Traditionally, researchers have overcome the problem of varying reward scales by using reward clipping in their reinforcement learning algorithms. This clips big and small scores at 1 or -1, roughly normalising the expected rewards. Although this makes learning easier, it also changes the goal of the agent. For instance, in Ms. Pac-Man the goal is to collect pellets, each of which is worth 10 points each, and eat ghosts worth between 200 and 1600 points. With clipped rewards, there is no apparent difference for the agent between eating a pellet or eating a ghost and results in agents that only eat pellets, and never bothers to chase ghosts, as this video shows. When we remove reward clipping and use PopArt’s adaptive normalisation to stabilise learning, it results in quite different behaviour, with the agent chasing ghosts, and achieving a higher score, as shown in this video.
We applied PopArt to the Importance-weighted Actor-Learner Architecture (IMPALA), one of the most popular deep reinforcement learning agents used at DeepMind. In our experiments, PopArt greatly improved the performance of the agent compared to the baseline agent without PopArt. Both with clipped and unclipped rewards, the median score of the PopArt agent across games was above the human median.
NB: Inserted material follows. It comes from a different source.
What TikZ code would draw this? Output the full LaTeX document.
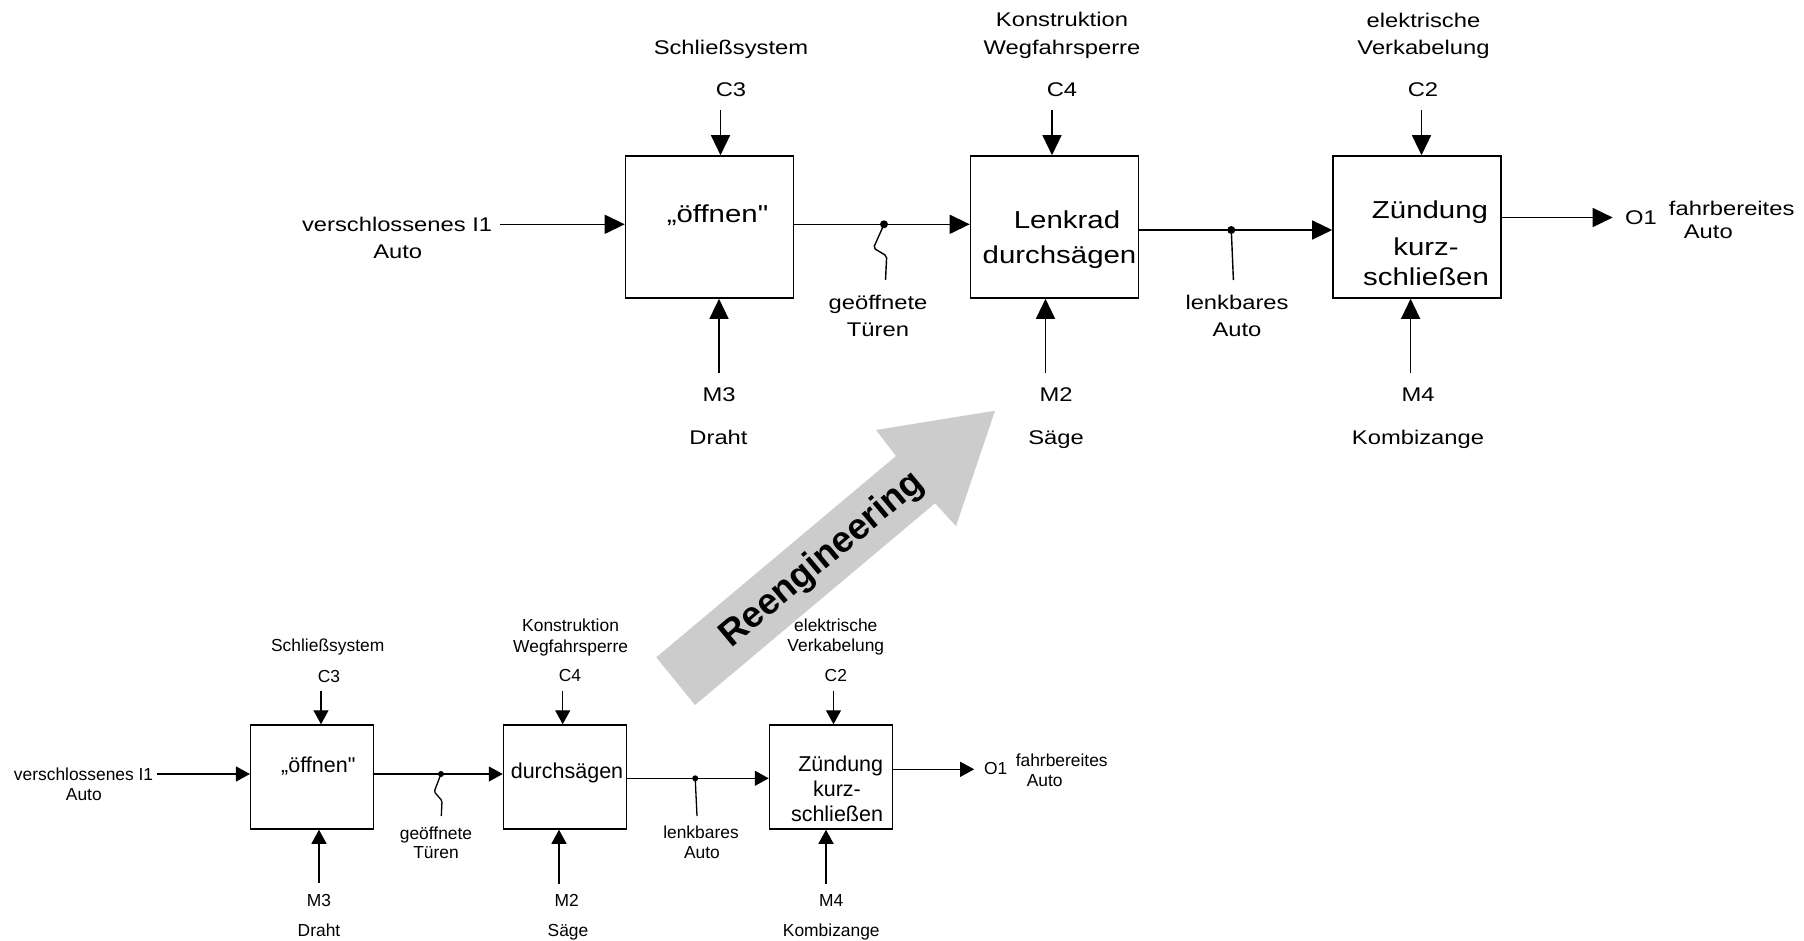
\documentclass[tikz,border=0pt]{standalone}
\usepackage{fontspec}
\usetikzlibrary{arrows.meta}
\newfontfamily\topfont[FakeStretch=1.2]{Liberation Sans}
\newfontfamily\lowfont{Liberation Sans}
\definecolor{arrowgray}{HTML}{CCCCCC}
\begin{document}
\begin{tikzpicture}[x=1pt,y=-1pt,
  % large process chain (after reengineering)
  tbox/.style={draw, line width=1.6pt, minimum width=168pt, minimum height=142pt, inner sep=0pt},
  tlbl/.style={inner sep=0pt, text height=14.2pt, text depth=0pt, font={\topfont\fontsize{19.8}{22}\selectfont}},
  ttxt/.style={inner sep=0pt, text height=17.6pt, text depth=0pt, font={\topfont\fontsize{24.5}{28}\selectfont}},
  tflow/.style={line width=1.4pt, -{Triangle[length=20pt,width=19pt]}},
  tline/.style={line width=1.4pt},
  tdot/.style={circle, fill, inner sep=0pt, minimum size=8pt},
  % small process chain (before reengineering)
  lbox/.style={draw, line width=1.5pt, minimum width=123pt, minimum height=104pt, inner sep=0pt},
  llbl/.style={inner sep=0pt, text height=12.5pt, text depth=0pt, font={\lowfont\fontsize{17.4}{20}\selectfont}},
  ltxt/.style={inner sep=0pt, text height=15.4pt, text depth=0pt, font={\lowfont\fontsize{21.5}{24}\selectfont}},
  lflow/.style={line width=1.3pt, -{Triangle[length=14pt,width=15pt]}},
  lline/.style={line width=1.3pt},
  ldot/.style={circle, fill, inner sep=0pt, minimum size=6pt}
]
\fill[white] (0,0) rectangle (1804,940);
\useasboundingbox (0,0) rectangle (1804,940);

% ---------- Reengineering arrow ----------
\fill[arrowgray] (656.3,657.3) coordinate (ra) -- (896,456) -- (876,430) -- (995,410.7)
  -- (956,526) -- (935,503.3) -- (695,705) -- cycle;
\node[rotate=40, inner sep=0pt, font={\lowfont\bfseries\fontsize{36.5}{40}\selectfont}] (reeng) at (822.5,560) {Reengineering};

% ---------- upper chain ----------
\node[tbox] (b1) at (709.5,227) {};
\node[tbox] (b2) at (1054.5,227) {};
\node[tbox] (b3) at (1417,227) {};

\node[ttxt] (t1) at (717.5,213.5) {„öffnen"};
\node[ttxt] (t2a) at (1067,219.3) {Lenkrad};
\node[ttxt] (t2b) at (1059.5,255) {durchsägen};
\node[ttxt] (t3a) at (1430,210) {Zündung};
\node[ttxt] (t3b) at (1426,246.7) {kurz-};
\node[ttxt] (t3c) at (1426,276.7) {schließen};

\node[tlbl, anchor=east] (ti1) at (492.4,224.3) {verschlossenes I1};
\node[tlbl] (ti1b) at (397.7,251.5) {Auto};
\node[tlbl] (tc3h) at (731,47.5) {Schließsystem};
\node[tlbl] (tc3) at (731,89.5) {C3};
\node[tlbl] (tm3) at (719,394.6) {M3};
\node[tlbl] (tm3h) at (718.5,437) {Draht};
\node[tlbl] (tc4h1) at (1062,19.6) {Konstruktion};
\node[tlbl] (tc4h2) at (1062,47.2) {Wegfahrsperre};
\node[tlbl] (tc4) at (1062,89.5) {C4};
\node[tlbl] (tm2) at (1056,394.6) {M2};
\node[tlbl] (tm2h) at (1056,437) {Säge};
\node[tlbl] (tc2h1) at (1423.5,20) {elektrische};
\node[tlbl] (tc2h2) at (1423.5,47.5) {Verkabelung};
\node[tlbl] (tc2) at (1423,89.5) {C2};
\node[tlbl] (tm4) at (1418,394.6) {M4};
\node[tlbl] (tm4h) at (1418,437) {Kombizange};
\node[tlbl] (tg1) at (878,302) {geöffnete};
\node[tlbl] (tg2) at (878,329.5) {Türen};
\node[tlbl] (tl1) at (1237,302) {lenkbares};
\node[tlbl] (tl2) at (1237,329.5) {Auto};
\node[tlbl] (to1) at (1641,217.5) {O1};
\node[tlbl] (to1a) at (1731.7,208) {fahrbereites};
\node[tlbl] (to1b) at (1708.3,231.7) {Auto};

\node[tdot] (td1) at (884,224.3) {};
\node[tdot] (td2) at (1231.3,230) {};

\coordinate (ti1s) at (500,224.3);
\coordinate (tc3s) at (720.5,110);
\coordinate (tm3s) at (719,373);
\coordinate (tc4s) at (1052,110);
\coordinate (tm2s) at (1045.5,373);
\coordinate (tc2s) at (1421.5,110);
\coordinate (tm4s) at (1410.6,373);
\coordinate (to1e) at (1612.7,217.5);
\coordinate (tg1e) at (885.5,280);
\coordinate (tl1e) at (1233.4,280);

\draw[tflow] (ti1s) -- (ti1s -| b1.west);
\draw[tflow] (tc3s) -- (tc3s |- b1.north);
\draw[tflow] (tm3s) -- (tm3s |- b1.south);
\draw[tflow] (td1.center -| b1.east) -- (td1.center -| b2.west);
\draw[tflow] (tc4s) -- (tc4s |- b2.north);
\draw[tflow] (tm2s) -- (tm2s |- b2.south);
\draw[tflow] (td2.center -| b2.east) -- (td2.center -| b3.west);
\draw[tflow] (tc2s) -- (tc2s |- b3.north);
\draw[tflow] (tm4s) -- (tm4s |- b3.south);
\draw[tflow] (to1e -| b3.east) -- (to1e);
\draw[tline, rounded corners=2pt] (td1.center) -- (873.5,248) -- (886.7,256) -- (tg1e);
\draw[tline] (td2.center) -- (tl1e);

% ---------- lower chain ----------
\node[lbox] (b4) at (312.2,777) {};
\node[lbox] (b5) at (565,777) {};
\node[lbox] (b6) at (831,777) {};

\node[ltxt] (u1) at (318.3,765) {„öffnen"};
\node[ltxt] (u2) at (567,770.5) {durchsägen};
\node[ltxt] (u3a) at (840.7,764) {Zündung};
\node[ltxt] (u3b) at (837,788.3) {kurz-};
\node[ltxt] (u3c) at (837,813.3) {schließen};

\node[llbl, anchor=east] (ui1) at (153.4,774) {verschlossenes I1};
\node[llbl] (ui1b) at (83.8,794.3) {Auto};
\node[llbl] (uc3h) at (327.7,645) {Schließsystem};
\node[llbl] (uc3) at (329,676) {C3};
\node[llbl] (um3) at (319,900.5) {M3};
\node[llbl] (um3h) at (319,930) {Draht};
\node[llbl] (uc4h1) at (570.6,625.5) {Konstruktion};
\node[llbl] (uc4h2) at (570.6,646) {Wegfahrsperre};
\node[llbl] (uc4) at (570,675.5) {C4};
\node[llbl] (um2) at (566.6,900.5) {M2};
\node[llbl] (um2h) at (568,930) {Säge};
\node[llbl] (uc2h1) at (835.8,625) {elektrische};
\node[llbl] (uc2h2) at (835.8,645.5) {Verkabelung};
\node[llbl] (uc2) at (835.8,675.5) {C2};
\node[llbl] (um4) at (831.3,900.5) {M4};
\node[llbl] (um4h) at (831.3,930) {Kombizange};
\node[llbl] (ug1) at (436,833.3) {geöffnete};
\node[llbl] (ug2) at (436,852.3) {Türen};
\node[llbl] (ul1) at (701,832.3) {lenkbares};
\node[llbl] (ul2) at (702,852.3) {Auto};
\node[llbl] (uo1) at (995.6,768.5) {O1};
\node[llbl] (uo1a) at (1061.7,760) {fahrbereites};
\node[llbl] (uo1b) at (1044.7,780) {Auto};

\node[ldot] (ud1) at (441,774) {};
\node[ldot] (ud2) at (695.2,778.3) {};

\coordinate (ui1s) at (157.4,774);
\coordinate (uc3s) at (321,690.7);
\coordinate (um3s) at (319,883);
\coordinate (uc4s) at (562.7,690.7);
\coordinate (um2s) at (559,884);
\coordinate (uc2s) at (833.5,690.7);
\coordinate (um4s) at (826,884);
\coordinate (uo1e) at (974.2,769.3);
\coordinate (ug1e) at (441.3,816);
\coordinate (ul1e) at (697,816);

\draw[lflow] (ui1s) -- (ui1s -| b4.west);
\draw[lflow] (uc3s) -- (uc3s |- b4.north);
\draw[lflow] (um3s) -- (um3s |- b4.south);
\draw[lflow] (ud1.center -| b4.east) -- (ud1.center -| b5.west);
\draw[lflow] (uc4s) -- (uc4s |- b5.north);
\draw[lflow] (um2s) -- (um2s |- b5.south);
\draw[lflow] (ud2.center -| b5.east) -- (ud2.center -| b6.west);
\draw[lflow] (uc2s) -- (uc2s |- b6.north);
\draw[lflow] (um4s) -- (um4s |- b6.south);
\draw[lflow] (uo1e -| b6.east) -- (uo1e);
\draw[lline, rounded corners=1.5pt] (ud1.center) -- (434.2,791.7) -- (442,800.7) -- (ug1e);
\draw[lline] (ud2.center) -- (ul1e);
\end{tikzpicture}
\end{document}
This is much higher than the baseline with clipped rewards, while the baseline with unclipped rewards fails to reach meaningful performance at all because it cannot effectively deal with the large variation in reward scales across games.
This is the first time we’ve seen superhuman performance on this kind of multi-task environment using a single agent, suggesting PopArt could provide some answers to the open research question of how to balance varied objectives without manually clipping or scaling them. Its ability to adapt the normalisation automatically while learning may become important as we apply AI to more complex multi-modal domains where an agent must learn to trade-off a number of different objectives with varying rewards.